Task objective:
Your task is to output the data exactly as it stands.

--- Start of Dataset extract ---

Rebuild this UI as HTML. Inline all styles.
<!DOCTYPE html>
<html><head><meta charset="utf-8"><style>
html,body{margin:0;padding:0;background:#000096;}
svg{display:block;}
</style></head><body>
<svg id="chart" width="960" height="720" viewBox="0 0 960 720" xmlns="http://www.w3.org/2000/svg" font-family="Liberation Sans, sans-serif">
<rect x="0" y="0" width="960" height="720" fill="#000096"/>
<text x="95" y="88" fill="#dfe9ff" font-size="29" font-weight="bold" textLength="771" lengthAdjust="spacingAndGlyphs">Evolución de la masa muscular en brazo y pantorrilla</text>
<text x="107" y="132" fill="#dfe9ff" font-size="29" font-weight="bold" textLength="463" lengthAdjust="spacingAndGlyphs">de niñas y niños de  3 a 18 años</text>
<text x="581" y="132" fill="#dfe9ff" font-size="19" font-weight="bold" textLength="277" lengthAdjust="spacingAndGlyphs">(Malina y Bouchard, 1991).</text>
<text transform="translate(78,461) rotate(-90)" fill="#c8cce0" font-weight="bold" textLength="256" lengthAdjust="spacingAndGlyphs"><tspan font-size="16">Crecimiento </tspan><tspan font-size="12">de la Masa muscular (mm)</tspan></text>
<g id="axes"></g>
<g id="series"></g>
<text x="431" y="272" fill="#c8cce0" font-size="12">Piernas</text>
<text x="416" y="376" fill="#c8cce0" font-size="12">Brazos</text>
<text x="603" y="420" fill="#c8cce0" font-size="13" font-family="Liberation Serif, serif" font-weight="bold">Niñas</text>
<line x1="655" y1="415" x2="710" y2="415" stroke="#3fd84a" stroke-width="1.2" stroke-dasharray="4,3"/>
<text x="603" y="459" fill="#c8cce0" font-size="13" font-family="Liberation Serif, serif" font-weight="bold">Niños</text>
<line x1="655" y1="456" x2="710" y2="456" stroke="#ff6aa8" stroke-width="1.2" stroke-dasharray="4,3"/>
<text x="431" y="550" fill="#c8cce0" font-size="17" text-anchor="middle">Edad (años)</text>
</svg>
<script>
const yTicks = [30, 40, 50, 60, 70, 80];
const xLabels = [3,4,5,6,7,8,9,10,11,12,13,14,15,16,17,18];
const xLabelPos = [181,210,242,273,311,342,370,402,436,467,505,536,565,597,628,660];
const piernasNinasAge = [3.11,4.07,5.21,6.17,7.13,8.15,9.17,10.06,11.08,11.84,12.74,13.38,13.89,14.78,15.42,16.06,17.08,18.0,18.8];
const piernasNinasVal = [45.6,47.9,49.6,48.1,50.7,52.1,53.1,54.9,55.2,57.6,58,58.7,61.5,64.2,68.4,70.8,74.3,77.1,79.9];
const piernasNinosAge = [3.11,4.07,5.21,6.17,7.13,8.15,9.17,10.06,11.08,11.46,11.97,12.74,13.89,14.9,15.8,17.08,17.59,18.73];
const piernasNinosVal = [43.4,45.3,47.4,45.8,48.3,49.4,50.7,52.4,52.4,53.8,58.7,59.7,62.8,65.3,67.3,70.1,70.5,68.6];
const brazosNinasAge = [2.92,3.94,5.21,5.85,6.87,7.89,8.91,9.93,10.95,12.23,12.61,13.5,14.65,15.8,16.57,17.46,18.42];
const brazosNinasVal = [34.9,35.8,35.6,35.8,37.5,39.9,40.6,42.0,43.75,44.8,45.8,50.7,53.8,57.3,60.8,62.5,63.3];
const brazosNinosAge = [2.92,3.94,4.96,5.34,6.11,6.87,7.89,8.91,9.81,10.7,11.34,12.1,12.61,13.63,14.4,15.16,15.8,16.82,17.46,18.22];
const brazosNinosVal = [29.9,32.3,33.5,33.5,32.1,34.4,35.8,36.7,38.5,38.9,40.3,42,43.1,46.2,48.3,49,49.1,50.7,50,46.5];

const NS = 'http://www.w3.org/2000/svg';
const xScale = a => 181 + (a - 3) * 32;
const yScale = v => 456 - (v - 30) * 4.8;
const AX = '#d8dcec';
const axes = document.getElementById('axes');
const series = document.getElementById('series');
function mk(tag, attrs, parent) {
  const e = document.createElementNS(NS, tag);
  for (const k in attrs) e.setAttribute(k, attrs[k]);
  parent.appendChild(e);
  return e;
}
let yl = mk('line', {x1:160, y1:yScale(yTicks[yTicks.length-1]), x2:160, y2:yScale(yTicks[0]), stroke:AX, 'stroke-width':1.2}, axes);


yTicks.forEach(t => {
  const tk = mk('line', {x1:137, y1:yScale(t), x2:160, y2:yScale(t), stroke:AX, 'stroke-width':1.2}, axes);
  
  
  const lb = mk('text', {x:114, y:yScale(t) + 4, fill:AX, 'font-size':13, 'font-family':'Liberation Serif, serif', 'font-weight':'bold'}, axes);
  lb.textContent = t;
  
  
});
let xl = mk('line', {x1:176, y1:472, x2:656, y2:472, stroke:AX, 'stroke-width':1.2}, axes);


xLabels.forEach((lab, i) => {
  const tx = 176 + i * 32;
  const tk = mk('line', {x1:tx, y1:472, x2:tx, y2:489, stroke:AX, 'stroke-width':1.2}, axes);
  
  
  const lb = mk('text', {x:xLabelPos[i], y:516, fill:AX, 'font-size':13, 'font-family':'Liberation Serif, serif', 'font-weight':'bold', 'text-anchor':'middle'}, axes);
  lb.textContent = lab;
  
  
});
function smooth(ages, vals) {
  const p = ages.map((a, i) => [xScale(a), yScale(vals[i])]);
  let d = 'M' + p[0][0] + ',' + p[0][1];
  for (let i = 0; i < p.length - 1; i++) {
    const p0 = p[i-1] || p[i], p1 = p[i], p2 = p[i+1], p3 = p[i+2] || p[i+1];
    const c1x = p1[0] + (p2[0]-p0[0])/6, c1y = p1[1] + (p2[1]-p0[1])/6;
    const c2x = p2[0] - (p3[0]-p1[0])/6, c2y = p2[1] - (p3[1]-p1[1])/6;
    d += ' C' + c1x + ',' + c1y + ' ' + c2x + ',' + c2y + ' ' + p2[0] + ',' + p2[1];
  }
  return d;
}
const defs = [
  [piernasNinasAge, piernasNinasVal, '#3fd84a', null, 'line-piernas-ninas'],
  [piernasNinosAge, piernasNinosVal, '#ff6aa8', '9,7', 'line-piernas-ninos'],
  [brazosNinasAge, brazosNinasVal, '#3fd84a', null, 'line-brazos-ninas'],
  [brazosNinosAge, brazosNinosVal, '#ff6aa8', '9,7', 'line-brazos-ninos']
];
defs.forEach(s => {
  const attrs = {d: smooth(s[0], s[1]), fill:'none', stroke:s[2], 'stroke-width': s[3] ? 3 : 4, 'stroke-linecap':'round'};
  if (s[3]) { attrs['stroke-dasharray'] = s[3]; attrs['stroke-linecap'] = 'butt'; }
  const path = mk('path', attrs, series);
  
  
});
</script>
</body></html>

--- End of Dataset extract ---

Written response:
Rebuild this UI as HTML. Inline all styles.
<!DOCTYPE html>
<html><head><meta charset="utf-8"><style>
html,body{margin:0;padding:0;background:#000096;}
svg{display:block;}
</style></head><body>
<svg id="chart" width="960" height="720" viewBox="0 0 960 720" xmlns="http://www.w3.org/2000/svg" font-family="Liberation Sans, sans-serif">
<rect x="0" y="0" width="960" height="720" fill="#000096"/>
<text x="95" y="88" fill="#dfe9ff" font-size="29" font-weight="bold" textLength="771" lengthAdjust="spacingAndGlyphs">Evolución de la masa muscular en brazo y pantorrilla</text>
<text x="107" y="132" fill="#dfe9ff" font-size="29" font-weight="bold" textLength="463" lengthAdjust="spacingAndGlyphs">de niñas y niños de  3 a 18 años</text>
<text x="581" y="132" fill="#dfe9ff" font-size="19" font-weight="bold" textLength="277" lengthAdjust="spacingAndGlyphs">(Malina y Bouchard, 1991).</text>
<text transform="translate(78,461) rotate(-90)" fill="#c8cce0" font-weight="bold" textLength="256" lengthAdjust="spacingAndGlyphs"><tspan font-size="16">Crecimiento </tspan><tspan font-size="12">de la Masa muscular (mm)</tspan></text>
<g id="axes"></g>
<g id="series"></g>
<text x="431" y="272" fill="#c8cce0" font-size="12">Piernas</text>
<text x="416" y="376" fill="#c8cce0" font-size="12">Brazos</text>
<text x="603" y="420" fill="#c8cce0" font-size="13" font-family="Liberation Serif, serif" font-weight="bold">Niñas</text>
<line x1="655" y1="415" x2="710" y2="415" stroke="#3fd84a" stroke-width="1.2" stroke-dasharray="4,3"/>
<text x="603" y="459" fill="#c8cce0" font-size="13" font-family="Liberation Serif, serif" font-weight="bold">Niños</text>
<line x1="655" y1="456" x2="710" y2="456" stroke="#ff6aa8" stroke-width="1.2" stroke-dasharray="4,3"/>
<text x="431" y="550" fill="#c8cce0" font-size="17" text-anchor="middle">Edad (años)</text>
</svg>
<script>
const yTicks = [30, 40, 50, 60, 70, 80];
const xLabels = [3,4,5,6,7,8,9,10,11,12,13,14,15,16,17,18];
const xLabelPos = [181,210,242,273,311,342,370,402,436,467,505,536,565,597,628,660];
const piernasNinasAge = [3.11,4.07,5.21,6.17,7.13,8.15,9.17,10.06,11.08,11.84,12.74,13.38,13.89,14.78,15.42,16.06,17.08,18.0,18.8];
const piernasNinasVal = [45.6,47.9,49.6,48.1,50.7,52.1,53.1,54.9,55.2,57.6,58,58.7,61.5,64.2,68.4,70.8,74.3,77.1,79.9];
const piernasNinosAge = [3.11,4.07,5.21,6.17,7.13,8.15,9.17,10.06,11.08,11.46,11.97,12.74,13.89,14.9,15.8,17.08,17.59,18.73];
const piernasNinosVal = [43.4,45.3,47.4,45.8,48.3,49.4,50.7,52.4,52.4,53.8,58.7,59.7,62.8,65.3,67.3,70.1,70.5,68.6];
const brazosNinasAge = [2.92,3.94,5.21,5.85,6.87,7.89,8.91,9.93,10.95,12.23,12.61,13.5,14.65,15.8,16.57,17.46,18.42];
const brazosNinasVal = [34.9,35.8,35.6,35.8,37.5,39.9,40.6,42.0,43.75,44.8,45.8,50.7,53.8,57.3,60.8,62.5,63.3];
const brazosNinosAge = [2.92,3.94,4.96,5.34,6.11,6.87,7.89,8.91,9.81,10.7,11.34,12.1,12.61,13.63,14.4,15.16,15.8,16.82,17.46,18.22];
const brazosNinosVal = [29.9,32.3,33.5,33.5,32.1,34.4,35.8,36.7,38.5,38.9,40.3,42,43.1,46.2,48.3,49,49.1,50.7,50,46.5];

const NS = 'http://www.w3.org/2000/svg';
const xScale = a => 181 + (a - 3) * 32;
const yScale = v => 456 - (v - 30) * 4.8;
const AX = '#d8dcec';
const axes = document.getElementById('axes');
const series = document.getElementById('series');
function mk(tag, attrs, parent) {
  const e = document.createElementNS(NS, tag);
  for (const k in attrs) e.setAttribute(k, attrs[k]);
  parent.appendChild(e);
  return e;
}
let yl = mk('line', {x1:160, y1:yScale(yTicks[yTicks.length-1]), x2:160, y2:yScale(yTicks[0]), stroke:AX, 'stroke-width':1.2}, axes);


yTicks.forEach(t => {
  const tk = mk('line', {x1:137, y1:yScale(t), x2:160, y2:yScale(t), stroke:AX, 'stroke-width':1.2}, axes);
  
  
  const lb = mk('text', {x:114, y:yScale(t) + 4, fill:AX, 'font-size':13, 'font-family':'Liberation Serif, serif', 'font-weight':'bold'}, axes);
  lb.textContent = t;
  
  
});
let xl = mk('line', {x1:176, y1:472, x2:656, y2:472, stroke:AX, 'stroke-width':1.2}, axes);


xLabels.forEach((lab, i) => {
  const tx = 176 + i * 32;
  const tk = mk('line', {x1:tx, y1:472, x2:tx, y2:489, stroke:AX, 'stroke-width':1.2}, axes);
  
  
  const lb = mk('text', {x:xLabelPos[i], y:516, fill:AX, 'font-size':13, 'font-family':'Liberation Serif, serif', 'font-weight':'bold', 'text-anchor':'middle'}, axes);
  lb.textContent = lab;
  
  
});
function smooth(ages, vals) {
  const p = ages.map((a, i) => [xScale(a), yScale(vals[i])]);
  let d = 'M' + p[0][0] + ',' + p[0][1];
  for (let i = 0; i < p.length - 1; i++) {
    const p0 = p[i-1] || p[i], p1 = p[i], p2 = p[i+1], p3 = p[i+2] || p[i+1];
    const c1x = p1[0] + (p2[0]-p0[0])/6, c1y = p1[1] + (p2[1]-p0[1])/6;
    const c2x = p2[0] - (p3[0]-p1[0])/6, c2y = p2[1] - (p3[1]-p1[1])/6;
    d += ' C' + c1x + ',' + c1y + ' ' + c2x + ',' + c2y + ' ' + p2[0] + ',' + p2[1];
  }
  return d;
}
const defs = [
  [piernasNinasAge, piernasNinasVal, '#3fd84a', null, 'line-piernas-ninas'],
  [piernasNinosAge, piernasNinosVal, '#ff6aa8', '9,7', 'line-piernas-ninos'],
  [brazosNinasAge, brazosNinasVal, '#3fd84a', null, 'line-brazos-ninas'],
  [brazosNinosAge, brazosNinosVal, '#ff6aa8', '9,7', 'line-brazos-ninos']
];
defs.forEach(s => {
  const attrs = {d: smooth(s[0], s[1]), fill:'none', stroke:s[2], 'stroke-width': s[3] ? 3 : 4, 'stroke-linecap':'round'};
  if (s[3]) { attrs['stroke-dasharray'] = s[3]; attrs['stroke-linecap'] = 'butt'; }
  const path = mk('path', attrs, series);
  
  
});
</script>
</body></html>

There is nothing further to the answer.